I am theorising as to how one would go about creating a pointer scanner in a Linux environment.

DISCLAIMER:

My findings have been tested on Debian Bookworm (current stable) and a Gentoo system with a custom kernel. No differences have been observed.

PROBLEM:

Without attaching debuggers to a target process, I want to be able to identify the VMA of the stack of each thread/child task. This should be achievable using the proc pseudo-filesystem

DISCUSSION:

Prior to Linux 4.5, /proc/[parent_tid]/maps would label the parent task's stack region with [STACK] in the pathname field, and label each child task's stack region with [STACK:child_tid].

Following Linux 4.5, only the parent task's stack region maintains its [STACK] label. Child task stack regions now have no label. In the commit message for this change (See link 1), Johannes Weiner states that child task stack VMAs can still be viewed by observing their process maps via /proc/[parent_tid]/task/[child_tid]/maps.

This has proven ineffective to me. The memory region maps are identical across parent and child tasks. /proc/[parent_tid]/maps/proc/[parent_tid]/task/[child_tid*]/maps. This ultimately means that the [STACK] label is attached to the same region.

/proc/[tid]/stat can be used to find the VMA of the bottom of the stack for a given task. It is the 28th value (see man 5 proc). Once again, /proc/[parent_tid]/stat/proc/[parent_tid]/task/[child_tid*]/stat. Clearly the child task does not share the start of the stack with every other task in the process.

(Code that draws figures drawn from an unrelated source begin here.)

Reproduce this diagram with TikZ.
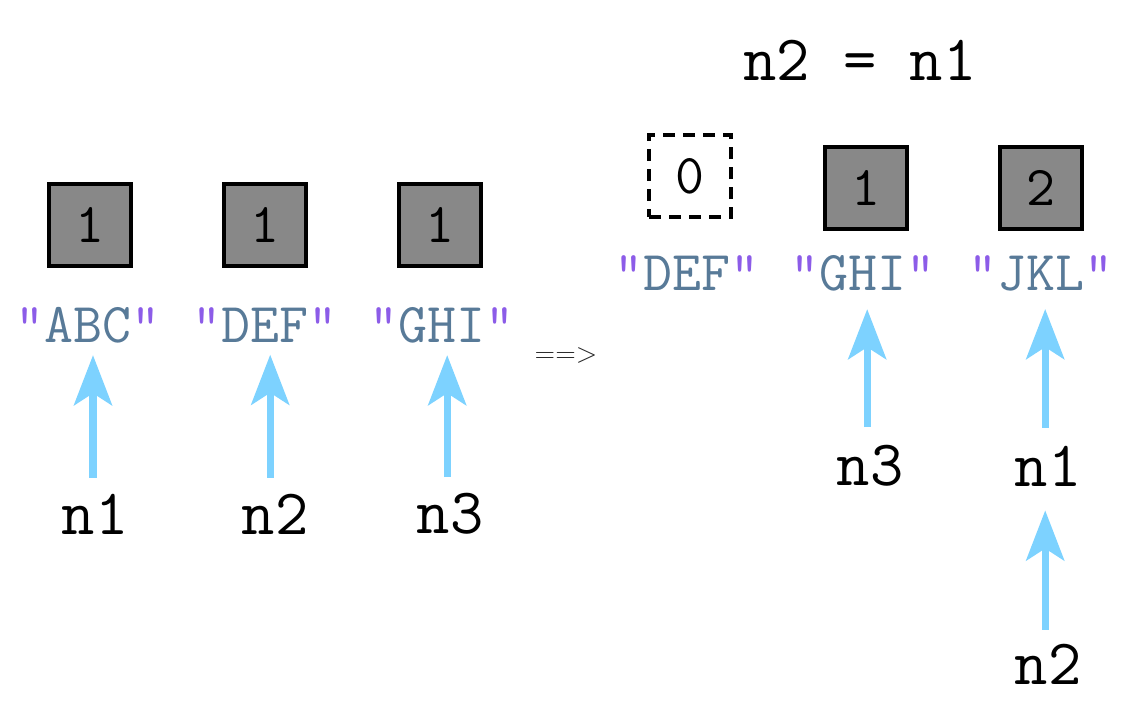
\documentclass[tikz,border=0pt]{standalone}
\usepackage{tikz}
\usetikzlibrary{arrows.meta}
\definecolor{boxgray}{RGB}{136,136,136}
\definecolor{quotec}{RGB}{140,92,232}
\definecolor{strc}{RGB}{88,122,152}
\definecolor{ptrc}{RGB}{125,210,255}
\tikzstyle{refbox}  = [draw, line width=2.4pt, fill=boxgray, minimum size=2.05cm, inner sep=0pt, font=\fontsize{40}{46}\selectfont\ttfamily]
\tikzstyle{deadbox} = [refbox, fill=none, line width=2.6pt, dash pattern=on 0.3cm off 0.2cm]
\tikzstyle{strlab}  = [inner sep=0pt, text=strc, font=\fontsize{40}{46}\selectfont\ttfamily]
\tikzstyle{varlab}  = [inner sep=0pt, font=\fontsize{46}{52}\selectfont\ttfamily]
\tikzstyle{ptr}     = [line width=5pt, ptrc, -{Stealth[length=1.25cm, width=0.95cm, inset=0.3cm]}]
\newcommand{\strq}[1]{{\color{quotec}"}#1{\color{quotec}"}}

\begin{document}
\begin{tikzpicture}[x=0.025cm, y=-0.025cm]
        \useasboundingbox (0,0) rectangle (1126,713);

        % before
        \node[refbox] (c1) at (90,225) {1};
        \node[refbox] (c2) at (265,225) {1};
        \node[refbox] (c3) at (440,225) {1};

        \node[strlab] (s1) at (88,325) {\strq{ABC}};
        \node[strlab] (s2) at (265,325) {\strq{DEF}};
        \node[strlab] (s3) at (442,325) {\strq{GHI}};

        \node[varlab] (n1) at (95,514) {n1};
        \node[varlab] (n2) at (275,514) {n2};
        \node[varlab] (n3) at (450,514) {n3};

        \draw[ptr, shorten <=0.4cm, shorten >=0.3cm] ([xshift=-0.05cm]n1.north) -- ([xshift=-0.05cm]n1.north |- s1.south);
        \draw[ptr, shorten <=0.4cm, shorten >=0.3cm] ([xshift=-0.12cm]n2.north) -- ([xshift=-0.12cm]n2.north |- s2.south);
        \draw[ptr, shorten <=0.4cm, shorten >=0.3cm] ([xshift=-0.07cm]n3.north) -- ([xshift=-0.07cm]n3.north |- s3.south);

        \node[font=\fontsize{20}{24}\selectfont\sffamily, text=black!85] (step) at (566,355) {==>};

        % after
        \node[varlab] (title) at (860,60) {n2 = n1};

        \node[deadbox] (d0) at (690,176) {0};
        \node[refbox] (r1) at (866,188) {1};
        \node[refbox] (r2) at (1041,188) {2};

        \node[strlab] (t1) at (687,273) {\strq{DEF}};
        \node[strlab] (t2) at (863,273) {\strq{GHI}};
        \node[strlab] (t3) at (1041,273) {\strq{JKL}};

        \node[varlab] (m3) at (870,466) {n3};
        \node[varlab] (m1) at (1048,466) {n1};
        \node[varlab] (m2) at (1048,664) {n2};

        \draw[ptr, shorten <=0.45cm, shorten >=0.45cm] ([xshift=-0.07cm]m3.north) -- ([xshift=-0.07cm]m3.north |- t2.south);
        \draw[ptr, shorten <=0.45cm, shorten >=0.45cm] ([xshift=-0.07cm]m1.north) -- ([xshift=-0.07cm]m1.north |- t3.south);
        \draw[ptr, shorten <=0.35cm, shorten >=0.6cm] ([xshift=-0.07cm]m2.north) -- ([xshift=-0.07cm]m2.north |- m1.south);
\end{tikzpicture}
\end{document}
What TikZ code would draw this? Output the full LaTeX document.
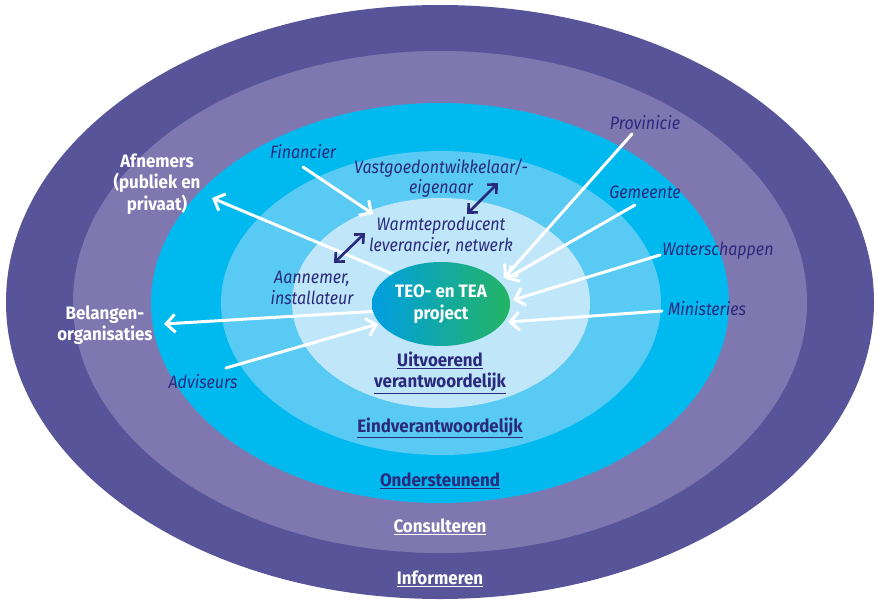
\documentclass[tikz,border=0pt]{standalone}
\usepackage{fontspec}
\setmainfont{Fira Sans}[FakeStretch=0.89]
\newfontfamily\boldfam{Fira Sans}[FakeStretch=0.94]
\usetikzlibrary{arrows.meta,shapes.geometric}
\definecolor{ringA}{RGB}{88,84,153}
\definecolor{ringB}{RGB}{127,120,176}
\definecolor{ringC}{RGB}{0,186,239}
\definecolor{ringD}{RGB}{88,202,244}
\definecolor{ringE}{RGB}{191,230,249}
\definecolor{navy}{RGB}{43,41,125}
\definecolor{teoblue}{RGB}{0,158,226}
\definecolor{teogreen}{RGB}{36,180,100}
\tikzset{
  lbl/.style={inner sep=0pt, font=\fontsize{18}{20.5}\selectfont\itshape, text=navy, align=center},
  wlbl/.style={inner sep=0pt, font=\boldfam\fontsize{18}{21.5}\selectfont\bfseries, text=white, align=center},
  ulbl/.style={inner sep=0pt, font=\boldfam\fontsize{18}{21}\selectfont\bfseries, text=navy, align=center},
  uwlbl/.style={inner sep=0pt, font=\boldfam\fontsize{18}{21}\selectfont\bfseries, text=white, align=center},
  warrow/.style={draw=white, line width=3pt, line cap=round, -{Straight Barb[length=9pt,width=18pt,line width=3pt]}},
  narrow/.style={draw=navy, line width=2.6pt, {Straight Barb[length=7pt,width=13pt,line width=2.6pt]}-{Straight Barb[length=7pt,width=13pt,line width=2.6pt]}}
}
\begin{document}
\begin{tikzpicture}[x=1pt,y=-1pt]
\useasboundingbox (0,0) rectangle (876,600);
% rings
\fill[ringA] (440,302) ellipse [x radius=434pt, y radius=297pt];
\fill[ringB] (440,302) ellipse [x radius=367pt, y radius=251pt];
\fill[ringC] (440,303) ellipse [x radius=289pt, y radius=200pt];
\fill[ringD] (441,303) ellipse [x radius=220pt, y radius=152pt];
\fill[ringE] (441,303) ellipse [x radius=149pt, y radius=105pt];

% labels
\node[lbl] (fin) at (303,152) {Financier};
\node[lbl] (vast) at (441,178) {Vastgoedontwikkelaar/-\\eigenaar};
\node[lbl] (warm) at (441,236) {Warmteproducent\\leverancier, netwerk};
\node[lbl] (aan) at (312,288) {Aannemer,\\installateur};
\node[lbl] (adv) at (203,382) {Adviseurs};
\node[lbl] (prov) at (645,123) {Provinicie};
\node[lbl] (gem) at (645,192) {Gemeente};
\node[lbl] (wat) at (718,251) {Waterschappen};
\node[lbl] (min) at (707,309) {Ministeries};
\node[wlbl] (afn) at (157,184) {Afnemers\\(publiek en\\privaat)};
\node[wlbl] (bel) at (105,325) {Belangen-\\organisaties};

\node[ulbl] (uit) at (440,373) {\underline{Uitvoerend}\\\underline{verantwoordelijk}};
\node[ulbl] (eind) at (440,428) {\underline{Eindverantwoordelijk}};
\node[ulbl] (ond) at (440,481) {\underline{Ondersteunend}};
\node[uwlbl] (cons) at (440,527) {\underline{Consulteren}};
\node[uwlbl] (inf) at (440,579) {\underline{Informeren}};

% arrow end points
\coordinate (afnT) at (212,198);
\coordinate (afnS) at (395,275);
\coordinate (belT) at (164,324);
\coordinate (belS) at (380,311);
\coordinate (finS) at (303,167);
\coordinate (finT) at (373,214);
\coordinate (advS) at (226,368);
\coordinate (advT) at (378,324);
\coordinate (provS) at (632,134);
\coordinate (provT) at (504,278);
\coordinate (gemS) at (635,205);
\coordinate (gemT) at (506,279);
\coordinate (watS) at (660,255);
\coordinate (watT) at (513,300);
\coordinate (minS) at (662,311);
\coordinate (minT) at (508,322);
\coordinate (vA) at (498,183);
\coordinate (vB) at (467,214);
\coordinate (aA) at (365,233);
\coordinate (aB) at (334,263);

\draw[warrow] (afnS) -- (afnT);
\draw[warrow] (belS) -- (belT);
\draw[warrow] (finS) -- (finT);
\draw[warrow] (advS) -- (advT);
\draw[warrow] (provS) -- (provT);
\draw[warrow] (gemS) -- (gemT);
\draw[warrow] (watS) -- (watT);
\draw[warrow] (minS) -- (minT);
\draw[narrow] (vA) -- (vB);
\draw[narrow] (aA) -- (aB);

% centre
\shade[left color=teoblue, right color=teogreen] (441,304) ellipse [x radius=69pt, y radius=42pt];
\node[wlbl] (teo) at (441,304) {TEO- en TEA\\project};
\end{tikzpicture}
\end{document}
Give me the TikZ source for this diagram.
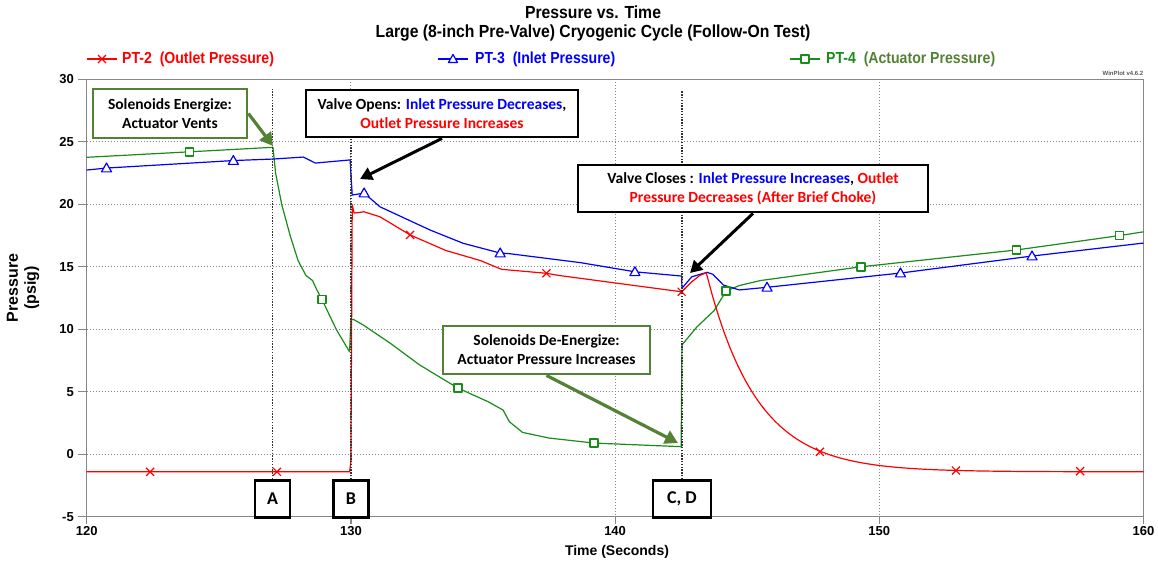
\documentclass[tikz,border=0pt]{standalone}
\usepackage{fontspec}
\setmainfont{Liberation Sans}
\newfontfamily\narrowsf[FakeStretch=0.88]{Liberation Sans}
\newfontfamily\titlesf[FakeStretch=0.9]{Liberation Sans}
\newfontfamily\calibri[BoldFont={Carlito Bold}]{Carlito}
\usetikzlibrary{arrows.meta}
\definecolor{pred}{RGB}{255,0,0}
\definecolor{pblue}{RGB}{0,0,255}
\definecolor{pgreen}{RGB}{25,140,25}
\definecolor{cgreen}{RGB}{84,130,53}
\definecolor{axgray}{RGB}{135,135,135}
\begin{document}
\begin{tikzpicture}[x=1pt,y=-1pt,
  redline/.style={draw=pred,line width=1.2pt,line join=round},
  blueline/.style={draw=pblue,line width=1.2pt,line join=round},
  greenline/.style={draw=pgreen,line width=1.2pt,line join=round},
  gridline/.style={draw=axgray,line width=0.9pt,dash pattern=on 1pt off 2pt},
  markline/.style={draw=black!80,line width=1.6pt,dash pattern=on 1.4pt off 1.4pt},
  axisline/.style={draw=axgray,line width=1.2pt},
  ticklab/.style={font=\bfseries\fontsize{13}{15}\selectfont,inner sep=0pt},
  leglab/.style={font=\narrowsf\bfseries\fontsize{16}{18}\selectfont,inner sep=0pt,anchor=west},
  titlelab/.style={font=\titlesf\bfseries\fontsize{17.5}{20}\selectfont,inner sep=0pt},
  gbox/.style={draw=cgreen,line width=2.8pt,fill=white,align=center,inner sep=0pt,
    font=\calibri\bfseries\fontsize{15.5}{19}\selectfont},
  kbox/.style={draw=black,line width=2.8pt,fill=white,align=center,inner sep=0pt,
    font=\calibri\bfseries\fontsize{15.5}{19}\selectfont},
  letterbox/.style={draw=black,line width=2.8pt,fill=white,inner sep=0pt,minimum height=37pt,
    font=\calibri\bfseries\fontsize{18}{20}\selectfont},
  garrow/.style={draw=cgreen,line width=3.2pt,-{Triangle[length=13pt,width=14pt]}},
  karrow/.style={draw=black,line width=3pt,-{Triangle[length=12pt,width=13pt]}}
]
\useasboundingbox (0,0) rectangle (1158,563);
\fill[white] (0,0) rectangle (1158,563);

% titles
\node[titlelab] (title1) at (593,12) {Pressure vs. Time};
\node[titlelab] (title2) at (593,33) {Large (8-inch Pre-Valve) Cryogenic Cycle (Follow-On Test)};

% legend
\draw[redline] (87,59) -- (117,59);
\draw[redline] (102,59) +(-4pt,-4pt) -- +(4pt,4pt) +(-4pt,4pt) -- +(4pt,-4pt);
\node[leglab,text=pred] (leg2) at (122,59) {PT-2\ \ (Outlet Pressure)};
\draw[blueline] (438,59) -- (468,59);
\draw[blueline,fill=white] (453,59) +(0,4.5pt) -- +(-4.5pt,-3.5pt) -- +(4.5pt,-3.5pt) -- cycle;
\node[leglab,text=pblue] (leg3) at (475,59) {PT-3\ \ (Inlet Pressure)};
\draw[greenline] (790,59) -- (820,59);
\draw[greenline,fill=white] (805,59) +(-4pt,-4pt) rectangle +(4pt,4pt);
\node[leglab,text=pgreen] (leg4) at (826,59) {PT-4\ \ \textcolor{cgreen}{(Actuator Pressure)}};

\node[font=\bfseries\fontsize{6}{7}\selectfont,text=black!65,anchor=east,inner sep=0pt] (winplot) at (1143.5,73) {WinPlot v4.6.2};

% grid
\foreach \yy in {141.8,204.3,266.8,329.3,391.8,454.3}
  \draw[gridline] (86.7,\yy) -- (1143.5,\yy);
\foreach \xx in {350.9,615.1,879.3}
  \draw[gridline] (\xx,79.3) -- (\xx,516.7);

% axes frame
\draw[axisline] (86.7,79.3) rectangle (1143.5,516.7);
\foreach \v [count=\i from 0] in {30,25,20,15,10,5,0,-5}{
  \draw[axisline] (78,79.3+62.5*\i) -- (86.7,79.3+62.5*\i);
  \node[ticklab,anchor=east] (yl\i) at (74,79.3+62.5*\i) {\v};
}
\foreach \v [count=\i from 0] in {120,130,140,150,160}{
  \draw[axisline] (86.7+264.2*\i,516.7) -- (86.7+264.2*\i,524);
  \node[ticklab,anchor=north] (xl\i) at (86.7+264.2*\i,526) {\v};
}
\node[font=\bfseries\fontsize{14}{16}\selectfont,inner sep=0pt] (xlabel) at (617,552) {Time (Seconds)};
\node[font=\bfseries\fontsize{16}{18}\selectfont,align=center,rotate=90,inner sep=0pt] (ylabel) at (23,288) {Pressure\\(psig)};

% data
\begin{scope}[shift={(86.7pt,-454.3pt)},x=26.42pt,y=12.5pt]
  \draw[greenline] (0,23.76) -- (3.9,24.2) -- (7.05,24.56) -- (7.15,22.5) -- (7.38,20) -- (7.7,17.5)
    -- (8.0,15.5) -- (8.3,14.3) -- (8.55,13.9) -- (8.7,13.2) -- (8.9,12.4) -- (9.46,9.94) -- (9.95,8.2)
    -- (10.0,10.75) -- (10.09,10.8) -- (10.47,10.34) -- (11.48,8.9) -- (12.6,7.15) -- (14.05,5.3)
    -- (15.2,4.2) -- (15.76,3.54) -- (16.0,2.6) -- (16.5,1.75) -- (17.5,1.3) -- (19.2,0.9) -- (22.5,0.61)
    -- (22.53,8.75) -- (23.1,10.2) -- (23.5,11.0) -- (23.75,11.5) -- (24.2,13.06) -- (24.7,13.5)
    -- (25.5,13.9) -- (29.3,15.0) -- (35.2,16.35) -- (39.1,17.5) -- (40,17.8);
  \draw[blueline] (0,22.74) -- (0.75,22.9) -- (5.55,23.5) -- (7.05,23.62) -- (8.2,23.78) -- (8.65,23.3)
    -- (9.97,23.55) -- (10.05,20.74) -- (10.5,20.9) -- (11.1,19.8) -- (13.0,17.94) -- (14.25,16.88)
    -- (15.65,16.1) -- (16.0,16.05) -- (18.7,15.33) -- (20.75,14.6) -- (22.52,14.26) -- (22.53,13.28)
    -- (22.9,14.2) -- (23.48,14.56) -- (23.7,14.4) -- (24.1,13.54) -- (24.7,13.15) -- (25.75,13.36)
    -- (30.8,14.5) -- (35.78,15.86) -- (40,16.9);
  \draw[redline] (0,-1.4) -- (9.95,-1.4) -- (10.0,-0.6) -- (10.05,19.97) -- (10.12,19.3) -- (10.5,19.4)
    -- (11.1,19.0) -- (12.24,17.55) -- (13.6,16.3) -- (14.9,15.5) -- (15.7,14.8) -- (17.4,14.48)
    -- (17.9,14.3) -- (22.52,13.0) -- (22.9,13.8) -- (23.2,14.3) -- (23.45,14.53);
  \draw[redline] plot[domain=23.45:40,samples=70,smooth] (\x,{-1.4+15.93*exp(-(\x-23.45)/1.9)});
  % markers
  \foreach \t/\p in {2.4/-1.4,7.2/-1.4,12.24/17.55,17.4/14.48,22.52/13.0,27.75/0.2,32.9/-1.3,37.6/-1.35}
    \draw[redline] (\t,\p) +(-4pt,-4pt) -- +(4pt,4pt) +(-4pt,4pt) -- +(4pt,-4pt);
  \foreach \t/\p in {0.75/22.9,5.55/23.5,10.5/20.9,15.65/16.1,20.75/14.6,25.75/13.36,30.8/14.5,35.78/15.86}
    \draw[blueline,fill=white] (\t,\p) +(0,5pt) -- +(-5pt,-3.8pt) -- +(5pt,-3.8pt) -- cycle;
  \foreach \t/\p in {3.9/24.2,8.9/12.4,14.05/5.3,19.2/0.9,24.2/13.06,29.3/15.0,35.2/16.35,39.1/17.5}
    \draw[greenline,line width=1.4pt,fill=white] (\t,\p) +(-4pt,-4pt) rectangle +(4pt,4pt);
\end{scope}

% event boxes and marker lines
\node[letterbox,minimum width=35pt] (boxA) at (272.5,499) {A};
\node[letterbox,minimum width=35pt] (boxB) at (351,499) {B};
\node[letterbox,minimum width=58pt] (boxCD) at (682,499) {C, D};
\draw[markline] (boxA.north) -- ++(0,-391);
\draw[markline] (boxB.north) -- ++(0,-391);
\draw[markline] (boxCD.north) -- ++(0,-388);

% callouts
\coordinate (tipEn) at (273,146);
\coordinate (tipVO) at (360,179);
\coordinate (tipVC) at (690,273);
\coordinate (tipDE) at (678,443);
\node[gbox,minimum width=154pt,minimum height=49pt] (boxEn) at (170,113.5) {Solenoids Energize:\\Actuator Vents};
\node[kbox,minimum width=272pt,minimum height=47pt] (boxVO) at (442,113.5)
  {Valve Opens: \textcolor{pblue}{Inlet Pressure Decreases},\\\textcolor{pred}{Outlet Pressure Increases}};
\node[kbox,minimum width=350pt,minimum height=47pt] (boxVC) at (753,188.5)
  {Valve Closes : \textcolor{pblue}{Inlet Pressure Increases}, \textcolor{pred}{Outlet}\\\textcolor{pred}{Pressure Decreases (After Brief Choke)}};
\node[gbox,minimum width=207pt,minimum height=48pt] (boxDE) at (546.5,350) {Solenoids De-Energize:\\Actuator Pressure Increases};
\draw[garrow] (boxEn.east) -- (tipEn);
\draw[karrow] (boxVO.south) -- (tipVO);
\draw[karrow] (boxVC.south) -- (tipVC);
\draw[garrow] (boxDE.south) -- (tipDE);
\end{tikzpicture}
\end{document}
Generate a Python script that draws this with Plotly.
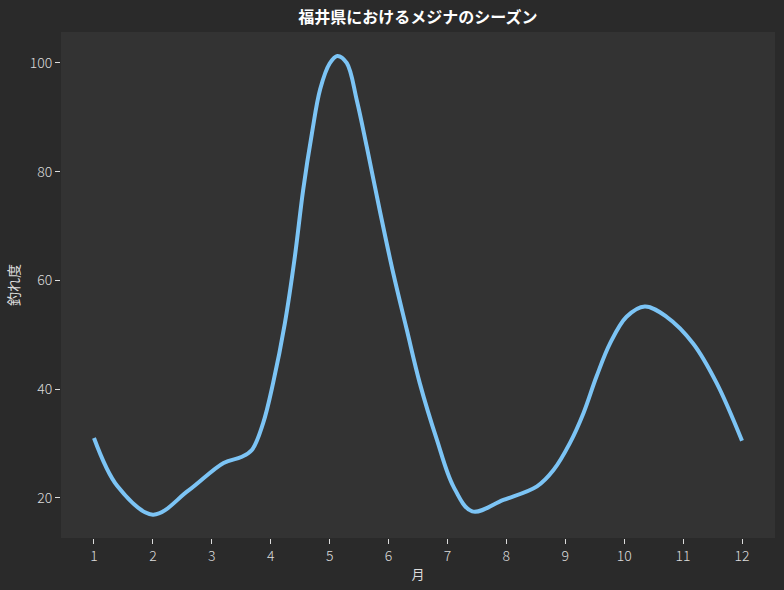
import plotly.graph_objects as go

# 月ごとの釣れ度 (図の曲線から読み取った値)
months = [1, 1.4, 2.0, 2.6, 3.2, 3.5, 3.68, 3.87, 4.04, 4.24, 4.41, 4.55, 4.7, 4.84, 5.0, 5.13,
          5.29, 5.46, 5.63, 5.86, 6.08, 6.31, 6.53, 6.82, 7.1, 7.42, 7.95, 8.52, 8.8, 9.08,
          9.31, 9.53, 9.76, 10.04, 10.35, 10.72, 11.17, 11.57, 12.0]
catch_rate = [31.0, 22.1, 16.9, 21.3, 26.4, 27.5, 28.8, 33.7, 41.1, 52.1, 64.4, 76.6, 87.1,
              95.2, 99.9, 101.3, 100.0, 93.2, 84.6, 72.4, 61.3, 50.9, 41.1, 30.7, 22.1, 17.5,
              19.6, 22.1, 25.1, 30.1, 35.6, 42.3, 48.4, 53.3, 55.2, 53.3, 48.4, 41.1, 30.5]
month_ticks = list(range(1, 13))
y_ticks = [20, 40, 60, 80, 100]

FONT = "Noto Sans CJK JP, sans-serif"
TXT = "#dcdcdc"

fig = go.Figure()
fig.add_trace(go.Scatter(
    x=months, y=catch_rate, mode="lines",
    line=dict(color="#7cc4f5", width=4, shape="spline", smoothing=1.0),
    hoverinfo="x+y", showlegend=False,
))

fig.update_layout(
    width=784, height=590,
    paper_bgcolor="#2a2a2a", plot_bgcolor="#333333",
    margin=dict(l=61, r=9, t=32, b=52),
    title=dict(text="<b>福井県におけるメジナのシーズン</b>", x=0.533, xanchor="center",
               y=0.971, yanchor="middle", font=dict(family=FONT, size=16, color="#ffffff")),
    font=dict(family=FONT, color=TXT, size=14),
)
fig.update_xaxes(
    range=[0.44, 12.56], tickvals=month_ticks, showgrid=False, zeroline=False,
    ticks="outside", ticklen=5, tickcolor=TXT, tickfont=dict(size=14, color=TXT, weight=300),
    title=dict(text="月", font=dict(size=13, color=TXT), standoff=6),
)
fig.update_yaxes(
    range=[12.6, 105.7], tickvals=y_ticks, showgrid=False, zeroline=False,
    ticks="outside", ticklen=5, tickcolor=TXT, tickfont=dict(size=14, color=TXT, weight=300),
    title=dict(text="釣れ度", font=dict(size=14, color=TXT), standoff=6),
)

fig.write_html("out.html", config={"displayModeBar": False},
               post_script="document.body.style.margin='0';")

clone(2), the system call used to create new child tasks, takes a stack pointer as a parameter. The most obvious way to acquire memory for a stack is via an anonymous mmap(2). Anonymous memory maps do not have a label in /proc/[tid]/maps. From observing a few single threaded and multi-threaded processes, there is a direct correlation between the number of anonymous memory mappings and the threads of a program. While such mappings are used for more than thread stacks, I very much expect thread stacks to be allocated this way. Each memory mapping gets its own entry in /proc/[tid]/maps. Surely there is a way to determine which of these act as child task stacks?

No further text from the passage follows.